God is, and must be, a Force, a Might, an Impetus, a Power, that Lives and Moves and has Being.
God is the great Creator, the First Principle, the Progenitor, the Singularity, the Wellspring, the Beginning, the End, the Source, the Wind from Nowhere, the Great Dao, the Tathagata, the Teacher, the Friend, The Listener, the Speaker, the Question, and the Answer. (I got a little excited there.)
Anyway, back to my understanding of the Eucharist. First and foremost is my perception that somehow, through it and in it, God pours out into Creation and fills it with God-ness.
What we eat and drink, the fruits of Creation, the ‘creatures’ of bread and wine, are literally the Body and Blood of the Living God. Not a dead and bloody sacrifice, but Alive.
God flows as the Living Blood through all Creation, and We are God’s Body; God’s Hands; God’s Feet; God’s Eyes; God’s Mouth.
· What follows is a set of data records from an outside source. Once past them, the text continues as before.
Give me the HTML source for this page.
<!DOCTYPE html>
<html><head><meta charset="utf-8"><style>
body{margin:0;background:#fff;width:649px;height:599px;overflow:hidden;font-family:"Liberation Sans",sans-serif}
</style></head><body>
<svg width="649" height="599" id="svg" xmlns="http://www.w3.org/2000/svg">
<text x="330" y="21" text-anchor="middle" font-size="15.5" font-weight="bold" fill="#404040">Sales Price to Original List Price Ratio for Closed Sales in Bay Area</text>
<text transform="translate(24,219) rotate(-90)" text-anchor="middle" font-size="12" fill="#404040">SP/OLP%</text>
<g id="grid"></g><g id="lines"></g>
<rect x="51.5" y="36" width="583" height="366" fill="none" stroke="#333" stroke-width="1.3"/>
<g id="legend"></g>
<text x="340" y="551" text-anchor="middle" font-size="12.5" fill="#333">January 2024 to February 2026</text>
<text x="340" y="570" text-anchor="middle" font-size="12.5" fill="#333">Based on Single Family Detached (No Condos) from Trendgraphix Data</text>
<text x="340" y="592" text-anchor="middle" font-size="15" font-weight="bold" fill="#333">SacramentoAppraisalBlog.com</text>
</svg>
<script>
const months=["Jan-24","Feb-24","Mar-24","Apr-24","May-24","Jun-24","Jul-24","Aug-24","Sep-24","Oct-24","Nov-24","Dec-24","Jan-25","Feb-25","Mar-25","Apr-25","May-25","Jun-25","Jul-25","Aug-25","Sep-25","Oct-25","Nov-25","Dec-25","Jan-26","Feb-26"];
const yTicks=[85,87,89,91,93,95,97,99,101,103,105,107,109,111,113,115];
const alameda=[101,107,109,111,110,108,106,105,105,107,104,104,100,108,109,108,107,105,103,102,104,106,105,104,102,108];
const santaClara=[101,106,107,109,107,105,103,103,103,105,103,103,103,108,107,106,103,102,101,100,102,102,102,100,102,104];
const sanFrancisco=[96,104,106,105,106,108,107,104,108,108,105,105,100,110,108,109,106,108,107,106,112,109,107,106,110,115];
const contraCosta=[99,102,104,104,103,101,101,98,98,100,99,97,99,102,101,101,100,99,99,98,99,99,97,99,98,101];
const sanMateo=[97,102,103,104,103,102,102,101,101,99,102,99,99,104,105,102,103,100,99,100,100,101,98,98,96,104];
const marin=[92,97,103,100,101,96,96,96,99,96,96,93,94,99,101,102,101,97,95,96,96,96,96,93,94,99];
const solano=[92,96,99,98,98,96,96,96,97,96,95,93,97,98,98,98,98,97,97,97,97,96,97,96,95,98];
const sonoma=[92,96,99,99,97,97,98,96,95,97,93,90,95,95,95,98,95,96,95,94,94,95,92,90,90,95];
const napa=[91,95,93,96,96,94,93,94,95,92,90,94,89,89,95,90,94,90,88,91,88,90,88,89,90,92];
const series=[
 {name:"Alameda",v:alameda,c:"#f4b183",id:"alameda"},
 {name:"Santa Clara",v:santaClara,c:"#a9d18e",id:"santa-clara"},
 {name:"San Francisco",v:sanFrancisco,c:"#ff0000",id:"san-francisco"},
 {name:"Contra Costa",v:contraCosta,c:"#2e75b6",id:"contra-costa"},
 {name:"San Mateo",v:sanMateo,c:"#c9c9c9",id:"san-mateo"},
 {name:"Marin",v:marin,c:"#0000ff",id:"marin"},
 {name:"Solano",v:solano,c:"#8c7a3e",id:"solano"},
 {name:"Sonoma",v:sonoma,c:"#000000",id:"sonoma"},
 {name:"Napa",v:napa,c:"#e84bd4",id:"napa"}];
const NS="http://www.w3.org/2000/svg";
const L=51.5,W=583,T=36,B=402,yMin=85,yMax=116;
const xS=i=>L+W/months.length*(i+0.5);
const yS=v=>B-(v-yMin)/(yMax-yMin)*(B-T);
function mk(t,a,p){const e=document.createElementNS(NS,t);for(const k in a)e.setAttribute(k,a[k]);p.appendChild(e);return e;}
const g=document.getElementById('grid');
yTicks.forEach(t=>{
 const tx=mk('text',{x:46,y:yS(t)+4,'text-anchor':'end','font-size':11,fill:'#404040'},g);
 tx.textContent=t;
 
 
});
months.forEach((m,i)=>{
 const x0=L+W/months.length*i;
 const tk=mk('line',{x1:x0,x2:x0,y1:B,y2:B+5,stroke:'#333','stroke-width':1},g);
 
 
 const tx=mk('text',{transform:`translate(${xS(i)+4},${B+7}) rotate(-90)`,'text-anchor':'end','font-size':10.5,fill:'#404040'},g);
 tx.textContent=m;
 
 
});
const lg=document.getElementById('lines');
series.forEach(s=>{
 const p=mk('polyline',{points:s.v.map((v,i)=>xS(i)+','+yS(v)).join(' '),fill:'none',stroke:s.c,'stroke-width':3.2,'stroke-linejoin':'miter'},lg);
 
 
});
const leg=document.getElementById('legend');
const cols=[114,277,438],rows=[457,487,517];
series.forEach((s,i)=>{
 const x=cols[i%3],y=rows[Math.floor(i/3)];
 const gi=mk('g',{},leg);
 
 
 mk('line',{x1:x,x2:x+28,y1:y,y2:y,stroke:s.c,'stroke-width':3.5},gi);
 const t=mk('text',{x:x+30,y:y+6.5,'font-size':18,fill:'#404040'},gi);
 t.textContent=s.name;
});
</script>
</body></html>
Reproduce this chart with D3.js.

That’s all there is to it, and it is a greater Mystery than anyone could ever express in words.
Through and in God, we follow our Teacher by giving ourselves as a perfect Offering to the whole world, for the forgiveness of each other’s sins along with our own.
If you think about it, this Way of being really works. It provides its own empirical proof. If we align ourselves to one another in compassion and kindness, without thought of return, then evil loses all its power to dominate us, suffering becomes bearable, and the fear of death loses its potency.

Yeah. I think I’m onto something here.